───── Recorded information ─────
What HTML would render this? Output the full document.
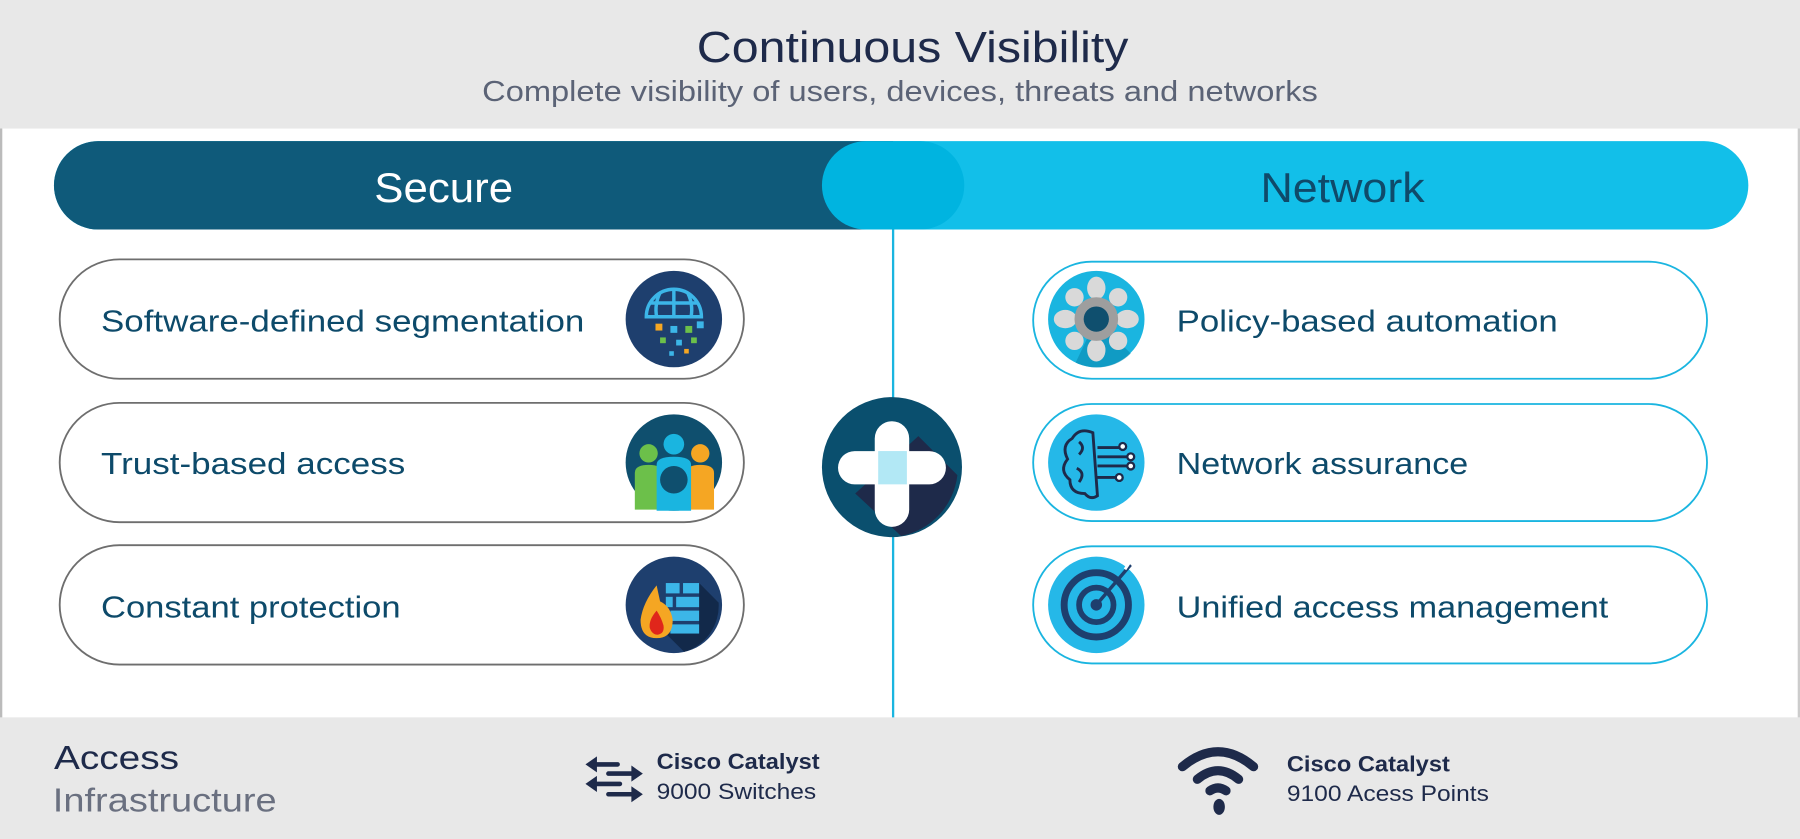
<!DOCTYPE html>
<html><head><meta charset="utf-8"><style>
html,body{margin:0;padding:0;background:#fff;overflow:hidden}
svg{display:block}
text{font-family:"Liberation Sans",Arial,sans-serif}
</style></head><body>
<svg width="1800" height="839" viewBox="0 0 1568 731" preserveAspectRatio="none" xmlns="http://www.w3.org/2000/svg">
<rect x="0" y="0" width="1568" height="731" fill="#fff"/>
<rect x="0" y="0" width="1568" height="112" fill="#e8e8e8"/>
<rect x="0" y="625" width="1568" height="106" fill="#e8e8e8"/>
<line x1="1" y1="112" x2="1" y2="625" stroke="#bbb" stroke-width="2"/>
<line x1="1567" y1="112" x2="1567" y2="625" stroke="#ccc" stroke-width="2"/>
<text x="607" y="54" font-size="38" fill="#1e2a4a" textLength="376" lengthAdjust="spacingAndGlyphs">Continuous Visibility</text>
<text x="420" y="88" font-size="25" fill="#5b6376" textLength="728" lengthAdjust="spacingAndGlyphs">Complete visibility of users, devices, threats and networks</text>

<!-- bar -->
<rect x="47" y="123" width="1476" height="77" rx="38.5" fill="#12bfe9"/>
<path d="M85.5 123 H778 V200 H85.5 A38.5 38.5 0 0 1 85.5 123 Z" fill="#0f5a7a"/>
<rect x="716" y="123" width="124" height="77" rx="38.5" fill="#00b4e0"/>
<text x="326" y="176" font-size="36" fill="#fff" textLength="121" lengthAdjust="spacingAndGlyphs">Secure</text>
<text x="1098" y="176" font-size="36" fill="#0f4a6a" textLength="143" lengthAdjust="spacingAndGlyphs">Network</text>
<line x1="778" y1="200" x2="778" y2="625" stroke="#1ab5e0" stroke-width="2"/>

<!-- left pills -->
<g fill="#fff" stroke="#6e6e6e" stroke-width="1.6">
<rect x="52" y="226" width="596" height="104" rx="52"/>
<rect x="52" y="351" width="596" height="104" rx="52"/>
<rect x="52" y="475" width="596" height="104" rx="52"/>
</g>
<g font-size="27" fill="#0d4a6a" lengthAdjust="spacingAndGlyphs">
<text x="88" y="289" textLength="421" lengthAdjust="spacingAndGlyphs">Software-defined segmentation</text>
<text x="88" y="413" textLength="265" lengthAdjust="spacingAndGlyphs">Trust-based access</text>
<text x="88" y="538" textLength="261" lengthAdjust="spacingAndGlyphs">Constant protection</text>
</g>
<!-- right pills -->
<g fill="#fff" stroke="#1ab5e0" stroke-width="1.6">
<rect x="900" y="228" width="587" height="102" rx="51"/>
<rect x="900" y="352" width="587" height="102" rx="51"/>
<rect x="900" y="476" width="587" height="102" rx="51"/>
</g>
<g font-size="27" fill="#0d4a6a">
<text x="1025" y="289" textLength="332" lengthAdjust="spacingAndGlyphs">Policy-based automation</text>
<text x="1025" y="413" textLength="254" lengthAdjust="spacingAndGlyphs">Network assurance</text>
<text x="1025" y="538" textLength="376" lengthAdjust="spacingAndGlyphs">Unified access management</text>
</g>

<!-- icon 1 globe -->
<circle cx="587" cy="278" r="42" fill="#1e3f6e"/>
<g stroke="#3cb6e8" stroke-width="3" fill="none">
<path d="M563 276 A24 24 0 0 1 611 276 Z"/>
<path d="M587 252 V276 M575 255 Q570 265 572 276 M599 255 Q604 265 602 276 M566 264 H608"/>
</g>
<g>
<rect x="571" y="282" width="6" height="6" fill="#f5a623"/><rect x="584" y="284" width="6" height="6" fill="#3cb6e8"/>
<rect x="597" y="284" width="6" height="6" fill="#6cc04a"/><rect x="607" y="280" width="6" height="6" fill="#3cb6e8"/>
<rect x="575" y="294" width="5" height="5" fill="#6cc04a"/><rect x="589" y="296" width="5" height="5" fill="#3cb6e8"/>
<rect x="602" y="294" width="5" height="5" fill="#6cc04a"/><rect x="583" y="306" width="4" height="4" fill="#3cb6e8"/><rect x="596" y="304" width="4" height="4" fill="#f5a623"/>
</g>
<!-- icon 2 people -->
<circle cx="587" cy="403" r="42" fill="#0f4f6e"/>
<circle cx="565" cy="395" r="8" fill="#6cc04a"/><path d="M553 444 V412 Q553 405 565 405 Q577 405 577 412 V444 Z" fill="#6cc04a"/>
<circle cx="610" cy="395" r="8" fill="#f5a623"/><path d="M598 444 V412 Q598 405 610 405 Q622 405 622 412 V444 Z" fill="#f5a623"/>
<circle cx="587" cy="387" r="9" fill="#1ab5e0"/><path d="M572 445 V405 Q572 398 587 398 Q602 398 602 405 V445 Z" fill="#1ab5e0"/>
<circle cx="587" cy="418" r="12" fill="#0f4f6e"/>
<!-- icon 3 firewall -->
<circle cx="587" cy="527" r="42" fill="#1e3f6e"/>
<path d="M609 508 L626 525 A42 42 0 0 1 596 568 L580 552 L609 552 Z" fill="#12294a"/>
<g fill="#3cb6e8"><rect x="580" y="508" width="12" height="9"/><rect x="595" y="508" width="14" height="9"/><rect x="580" y="520" width="6" height="9"/><rect x="589" y="520" width="20" height="9"/><rect x="584" y="532" width="25" height="9"/><rect x="584" y="544" width="25" height="8"/></g>
<path d="M572 510 Q560 525 558 540 Q558 556 572 556 Q586 556 586 540 Q584 528 575 524 Z" fill="#f5a623"/>
<path d="M572 532 Q565 540 566 547 Q568 553 573 553 Q579 552 578 545 Q576 538 572 532Z" fill="#e0261b"/>

<!-- right icons -->
<circle cx="955" cy="278" r="42" fill="#1ab5e0"/>
<path d="M955 278 L985 308 A42 42 0 0 1 937 316 Z" fill="#0a8bb0" opacity="0.6"/>
<g fill="#d9d9d9"><ellipse cx="955" cy="251" rx="8" ry="10"/><ellipse cx="955" cy="305" rx="8" ry="10"/><ellipse cx="928" cy="278" rx="10" ry="8"/><ellipse cx="982" cy="278" rx="10" ry="8"/>
<circle cx="936" cy="259" r="8"/><circle cx="974" cy="259" r="8"/><circle cx="936" cy="297" r="8"/><circle cx="974" cy="297" r="8"/></g>
<circle cx="955" cy="278" r="19" fill="#9e9e9e"/><circle cx="955" cy="278" r="11" fill="#0f4f6e"/>

<circle cx="955" cy="403" r="42" fill="#25b8e8"/>
<g stroke="#1e2a4a" stroke-width="2.5" fill="none">
<path d="M952 377 Q940 372 934 382 Q924 388 930 400 Q922 410 932 418 Q932 430 945 430 Q950 436 956 432 Z"/>
<path d="M940 385 Q946 390 940 396 M938 408 Q946 412 940 420 M956 390 H975 M956 398 H982 M956 406 H982 M956 416 H972"/>
</g>
<g fill="#fff" stroke="#1e2a4a" stroke-width="2"><circle cx="978" cy="389" r="3"/><circle cx="985" cy="398" r="3"/><circle cx="985" cy="406" r="3"/><circle cx="975" cy="416" r="3"/></g>

<circle cx="955" cy="527" r="42" fill="#25b8e8"/>
<circle cx="955" cy="527" r="28" fill="none" stroke="#1e3f6e" stroke-width="6"/>
<circle cx="955" cy="527" r="15" fill="none" stroke="#1e3f6e" stroke-width="5"/>
<circle cx="955" cy="527" r="5" fill="#1e3f6e"/>
<path d="M955 527 L985 492" stroke="#1e3f6e" stroke-width="3"/>
<path d="M985 492 L993 486 M980 496 L986 487" stroke="#fff" stroke-width="2.5"/>

<!-- center plus -->
<ellipse cx="777" cy="407" rx="61" ry="61" fill="#0a4f6e"/>
<path d="M800 380 L834 414 A61 61 0 0 1 785 467 L745 430 Z" fill="#1e2a4a"/>
<rect x="762" y="367" width="30" height="92" rx="15" fill="#fff"/>
<rect x="730" y="393" width="94" height="29" rx="14.5" fill="#fff"/>
<rect x="765" y="393" width="25" height="29" fill="#b2e8f5"/>

<!-- bottom -->
<text x="47" y="670" font-size="29" fill="#1e2a4a" textLength="109" lengthAdjust="spacingAndGlyphs">Access</text>
<text x="46" y="707" font-size="29" fill="#6a7080" textLength="195" lengthAdjust="spacingAndGlyphs">Infrastructure</text>
<g fill="#1e2a4a" stroke="#1e2a4a" stroke-width="4" stroke-linecap="round">
<path d="M518 666 H538 M530 674 H556 M518 683 H540 M530 692 H556"/>
</g>
<g fill="#1e2a4a"><path d="M510 666 L520 659 V673 Z M560 674 L550 667 V681 Z M510 683 L520 676 V690 Z M560 692 L550 685 V699 Z"/></g>
<text x="572" y="670" font-size="19" font-weight="bold" fill="#1e2a4a" textLength="142" lengthAdjust="spacingAndGlyphs">Cisco Catalyst</text>
<text x="572" y="696" font-size="19" fill="#1e2a4a" textLength="139" lengthAdjust="spacingAndGlyphs">9000 Switches</text>
<g fill="none" stroke="#1e2a4a" stroke-width="8" stroke-linecap="round">
<path d="M1030 668 Q1061 642 1092 668"/>
<path d="M1043 679 Q1061 664 1079 679"/>
<path d="M1054 689 Q1061 684 1068 689"/>
</g>
<ellipse cx="1062" cy="703" rx="5" ry="7" fill="#1e2a4a"/>
<text x="1121" y="672" font-size="19" font-weight="bold" fill="#1e2a4a" textLength="142" lengthAdjust="spacingAndGlyphs">Cisco Catalyst</text>
<text x="1121" y="698" font-size="19" fill="#1e2a4a" textLength="176" lengthAdjust="spacingAndGlyphs">9100 Acess Points</text>
</svg>
</body></html>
─────
◆ **Exercise objective**:
Write out the lines from the start of the material to the line with "threats and networks</text>", inclusive and exactly. Skip the pictures.

◆ **Completed exercise**:
What HTML would render this? Output the full document.
<!DOCTYPE html>
<html><head><meta charset="utf-8"><style>
html,body{margin:0;padding:0;background:#fff;overflow:hidden}
svg{display:block}
text{font-family:"Liberation Sans",Arial,sans-serif}
</style></head><body>
<svg width="1800" height="839" viewBox="0 0 1568 731" preserveAspectRatio="none" xmlns="http://www.w3.org/2000/svg">
<rect x="0" y="0" width="1568" height="731" fill="#fff"/>
<rect x="0" y="0" width="1568" height="112" fill="#e8e8e8"/>
<rect x="0" y="625" width="1568" height="106" fill="#e8e8e8"/>
<line x1="1" y1="112" x2="1" y2="625" stroke="#bbb" stroke-width="2"/>
<line x1="1567" y1="112" x2="1567" y2="625" stroke="#ccc" stroke-width="2"/>
<text x="607" y="54" font-size="38" fill="#1e2a4a" textLength="376" lengthAdjust="spacingAndGlyphs">Continuous Visibility</text>
<text x="420" y="88" font-size="25" fill="#5b6376" textLength="728" lengthAdjust="spacingAndGlyphs">Complete visibility of users, devices, threats and networks</text>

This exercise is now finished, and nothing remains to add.